What the task requires - Only the lines from the start of the data below through the line that contains "(#2-t) at (#2)" are to be copied, exactly and without pictures.

Dataset section -

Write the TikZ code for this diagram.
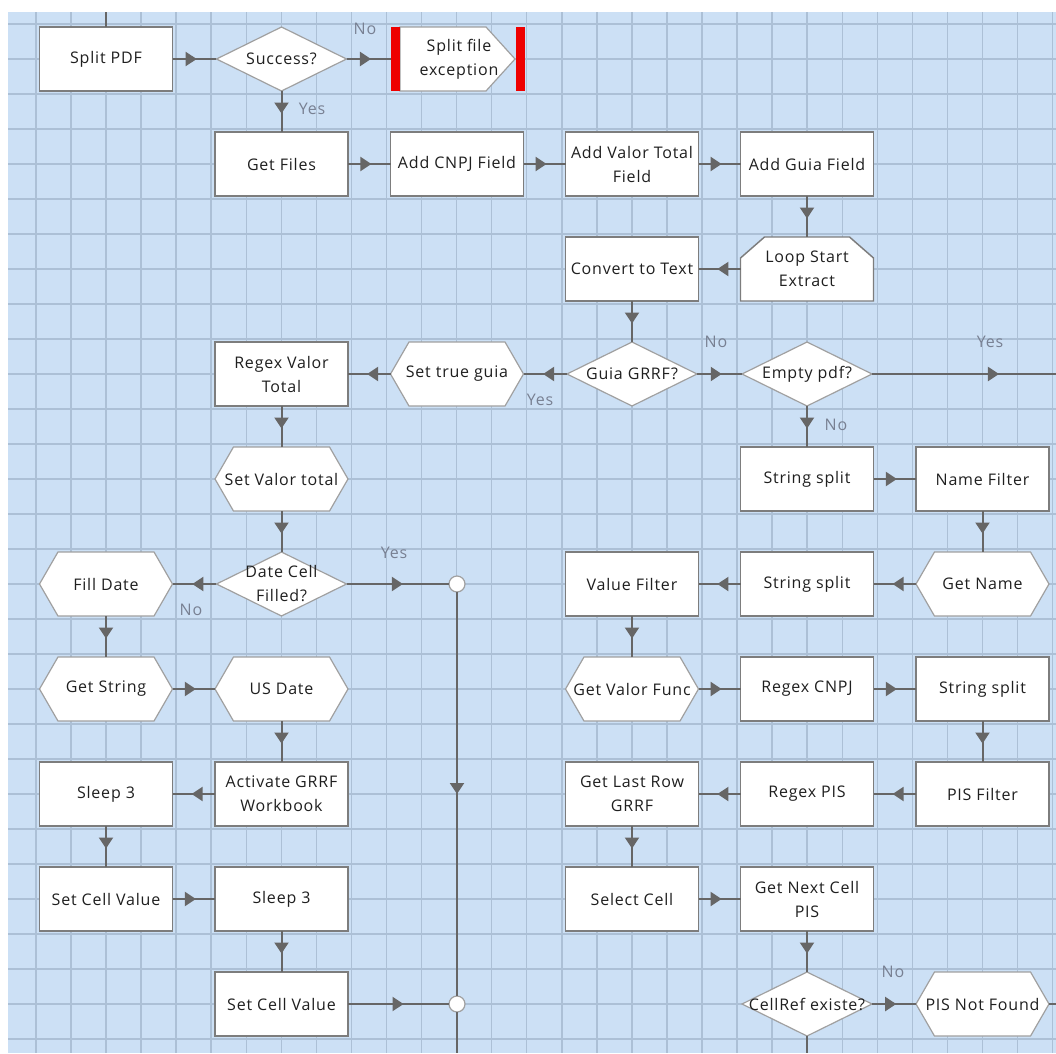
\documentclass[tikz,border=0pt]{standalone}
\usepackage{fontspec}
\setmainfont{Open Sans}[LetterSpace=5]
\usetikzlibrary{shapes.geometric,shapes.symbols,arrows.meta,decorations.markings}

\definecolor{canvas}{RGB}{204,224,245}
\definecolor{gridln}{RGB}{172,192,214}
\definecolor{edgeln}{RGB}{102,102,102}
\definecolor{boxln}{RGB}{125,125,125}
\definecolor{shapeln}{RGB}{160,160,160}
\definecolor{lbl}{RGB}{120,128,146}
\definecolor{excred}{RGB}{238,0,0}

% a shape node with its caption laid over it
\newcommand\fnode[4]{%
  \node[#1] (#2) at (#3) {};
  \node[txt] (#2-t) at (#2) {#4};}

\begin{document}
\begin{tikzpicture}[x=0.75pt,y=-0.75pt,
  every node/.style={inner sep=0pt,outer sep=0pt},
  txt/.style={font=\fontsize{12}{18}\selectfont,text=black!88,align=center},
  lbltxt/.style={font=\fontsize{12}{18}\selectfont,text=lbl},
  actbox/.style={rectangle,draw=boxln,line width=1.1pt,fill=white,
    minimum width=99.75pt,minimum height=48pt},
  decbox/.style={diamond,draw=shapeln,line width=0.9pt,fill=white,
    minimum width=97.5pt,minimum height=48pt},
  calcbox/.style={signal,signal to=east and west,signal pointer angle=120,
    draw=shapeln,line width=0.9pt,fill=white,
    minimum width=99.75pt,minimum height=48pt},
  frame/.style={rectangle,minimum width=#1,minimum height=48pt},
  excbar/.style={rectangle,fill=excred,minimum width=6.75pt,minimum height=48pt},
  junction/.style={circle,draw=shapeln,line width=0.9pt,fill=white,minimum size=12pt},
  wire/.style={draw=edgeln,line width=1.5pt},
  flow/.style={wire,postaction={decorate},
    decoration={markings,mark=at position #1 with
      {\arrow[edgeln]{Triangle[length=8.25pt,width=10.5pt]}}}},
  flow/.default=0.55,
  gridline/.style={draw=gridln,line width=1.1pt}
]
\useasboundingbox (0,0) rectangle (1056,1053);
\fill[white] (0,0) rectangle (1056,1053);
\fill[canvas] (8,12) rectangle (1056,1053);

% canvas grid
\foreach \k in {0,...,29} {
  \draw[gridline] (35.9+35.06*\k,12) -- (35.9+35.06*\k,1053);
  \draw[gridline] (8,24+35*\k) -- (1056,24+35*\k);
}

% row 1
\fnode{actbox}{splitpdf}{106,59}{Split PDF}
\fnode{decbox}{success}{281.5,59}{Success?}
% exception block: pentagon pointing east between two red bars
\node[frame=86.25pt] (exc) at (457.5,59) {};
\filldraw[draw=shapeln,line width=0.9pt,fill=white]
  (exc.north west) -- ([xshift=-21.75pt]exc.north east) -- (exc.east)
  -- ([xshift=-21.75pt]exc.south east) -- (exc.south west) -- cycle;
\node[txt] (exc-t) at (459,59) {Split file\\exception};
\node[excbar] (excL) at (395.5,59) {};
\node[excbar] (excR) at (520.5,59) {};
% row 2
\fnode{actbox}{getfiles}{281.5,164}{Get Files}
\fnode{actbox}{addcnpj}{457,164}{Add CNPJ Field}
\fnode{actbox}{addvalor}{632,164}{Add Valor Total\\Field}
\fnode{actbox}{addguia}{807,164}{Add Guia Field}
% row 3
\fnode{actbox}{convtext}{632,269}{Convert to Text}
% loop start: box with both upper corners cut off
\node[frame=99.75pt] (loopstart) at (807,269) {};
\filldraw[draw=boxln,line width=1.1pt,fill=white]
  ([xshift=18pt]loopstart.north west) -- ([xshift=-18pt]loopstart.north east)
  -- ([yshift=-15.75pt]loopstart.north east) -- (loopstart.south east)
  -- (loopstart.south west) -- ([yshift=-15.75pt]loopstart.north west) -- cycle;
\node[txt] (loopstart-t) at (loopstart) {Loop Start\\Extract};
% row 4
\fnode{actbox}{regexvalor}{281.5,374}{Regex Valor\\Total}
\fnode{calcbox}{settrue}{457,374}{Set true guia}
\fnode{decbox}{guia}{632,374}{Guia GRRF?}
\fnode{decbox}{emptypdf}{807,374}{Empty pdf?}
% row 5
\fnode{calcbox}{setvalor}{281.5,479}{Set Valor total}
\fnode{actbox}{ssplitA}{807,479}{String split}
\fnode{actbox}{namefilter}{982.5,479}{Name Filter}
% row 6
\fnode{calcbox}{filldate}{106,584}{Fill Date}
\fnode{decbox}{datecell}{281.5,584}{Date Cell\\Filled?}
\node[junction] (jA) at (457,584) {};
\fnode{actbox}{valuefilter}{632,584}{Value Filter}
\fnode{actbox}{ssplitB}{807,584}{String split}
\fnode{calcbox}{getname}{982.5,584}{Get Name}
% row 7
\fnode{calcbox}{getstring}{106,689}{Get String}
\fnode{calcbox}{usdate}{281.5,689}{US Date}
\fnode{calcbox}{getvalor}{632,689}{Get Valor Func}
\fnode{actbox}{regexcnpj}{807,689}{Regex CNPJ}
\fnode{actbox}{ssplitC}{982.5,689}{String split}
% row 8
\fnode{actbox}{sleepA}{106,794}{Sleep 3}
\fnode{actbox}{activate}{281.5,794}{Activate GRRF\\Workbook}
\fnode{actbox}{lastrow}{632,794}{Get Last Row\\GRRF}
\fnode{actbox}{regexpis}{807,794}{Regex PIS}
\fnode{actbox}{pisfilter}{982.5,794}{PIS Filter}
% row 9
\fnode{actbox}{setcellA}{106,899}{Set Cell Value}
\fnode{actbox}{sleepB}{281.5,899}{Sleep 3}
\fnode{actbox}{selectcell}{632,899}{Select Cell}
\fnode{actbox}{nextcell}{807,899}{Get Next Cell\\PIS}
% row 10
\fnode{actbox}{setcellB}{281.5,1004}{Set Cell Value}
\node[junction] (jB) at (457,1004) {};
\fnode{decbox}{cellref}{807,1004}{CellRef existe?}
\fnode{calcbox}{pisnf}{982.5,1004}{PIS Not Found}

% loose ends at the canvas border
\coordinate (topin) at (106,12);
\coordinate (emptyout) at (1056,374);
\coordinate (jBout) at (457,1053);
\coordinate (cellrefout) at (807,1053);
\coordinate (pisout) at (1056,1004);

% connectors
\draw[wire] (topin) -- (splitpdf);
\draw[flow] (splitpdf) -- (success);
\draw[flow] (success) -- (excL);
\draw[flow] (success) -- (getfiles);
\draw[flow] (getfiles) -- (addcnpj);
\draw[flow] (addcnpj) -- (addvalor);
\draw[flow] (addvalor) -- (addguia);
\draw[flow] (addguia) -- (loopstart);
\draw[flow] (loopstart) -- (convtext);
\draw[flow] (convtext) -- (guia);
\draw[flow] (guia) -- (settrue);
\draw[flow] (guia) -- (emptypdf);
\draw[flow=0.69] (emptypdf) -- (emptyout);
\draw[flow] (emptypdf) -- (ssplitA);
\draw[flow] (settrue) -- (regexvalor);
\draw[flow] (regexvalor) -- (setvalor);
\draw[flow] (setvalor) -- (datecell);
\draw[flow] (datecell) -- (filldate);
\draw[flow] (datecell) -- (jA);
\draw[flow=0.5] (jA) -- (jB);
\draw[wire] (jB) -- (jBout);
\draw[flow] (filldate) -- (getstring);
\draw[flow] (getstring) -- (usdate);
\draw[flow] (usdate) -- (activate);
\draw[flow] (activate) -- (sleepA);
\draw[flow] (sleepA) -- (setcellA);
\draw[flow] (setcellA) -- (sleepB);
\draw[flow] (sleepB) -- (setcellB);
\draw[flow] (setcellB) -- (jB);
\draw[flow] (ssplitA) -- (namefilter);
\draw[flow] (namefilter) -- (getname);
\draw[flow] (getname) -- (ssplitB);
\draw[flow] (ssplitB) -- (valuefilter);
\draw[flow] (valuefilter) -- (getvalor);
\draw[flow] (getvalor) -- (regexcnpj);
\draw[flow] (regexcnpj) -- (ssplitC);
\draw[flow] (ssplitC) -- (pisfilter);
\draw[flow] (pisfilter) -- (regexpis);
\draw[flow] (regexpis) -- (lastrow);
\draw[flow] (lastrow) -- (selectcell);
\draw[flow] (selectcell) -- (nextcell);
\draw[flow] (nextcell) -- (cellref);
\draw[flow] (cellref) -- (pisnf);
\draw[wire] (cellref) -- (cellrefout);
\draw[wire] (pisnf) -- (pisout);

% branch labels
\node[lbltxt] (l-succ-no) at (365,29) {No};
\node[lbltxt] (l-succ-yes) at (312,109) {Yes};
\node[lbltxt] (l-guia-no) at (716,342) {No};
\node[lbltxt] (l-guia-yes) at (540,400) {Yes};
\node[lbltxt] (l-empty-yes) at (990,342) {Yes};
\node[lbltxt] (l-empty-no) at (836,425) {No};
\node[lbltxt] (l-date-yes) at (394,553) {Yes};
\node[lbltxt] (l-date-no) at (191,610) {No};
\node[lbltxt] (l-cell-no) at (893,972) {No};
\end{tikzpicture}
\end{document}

Solution to the exercise -
Write the TikZ code for this diagram.
\documentclass[tikz,border=0pt]{standalone}
\usepackage{fontspec}
\setmainfont{Open Sans}[LetterSpace=5]
\usetikzlibrary{shapes.geometric,shapes.symbols,arrows.meta,decorations.markings}

\definecolor{canvas}{RGB}{204,224,245}
\definecolor{gridln}{RGB}{172,192,214}
\definecolor{edgeln}{RGB}{102,102,102}
\definecolor{boxln}{RGB}{125,125,125}
\definecolor{shapeln}{RGB}{160,160,160}
\definecolor{lbl}{RGB}{120,128,146}
\definecolor{excred}{RGB}{238,0,0}

% a shape node with its caption laid over it
\newcommand\fnode[4]{%
  \node[#1] (#2) at (#3) {};
  \node[txt] (#2-t) at (#2) {#4};}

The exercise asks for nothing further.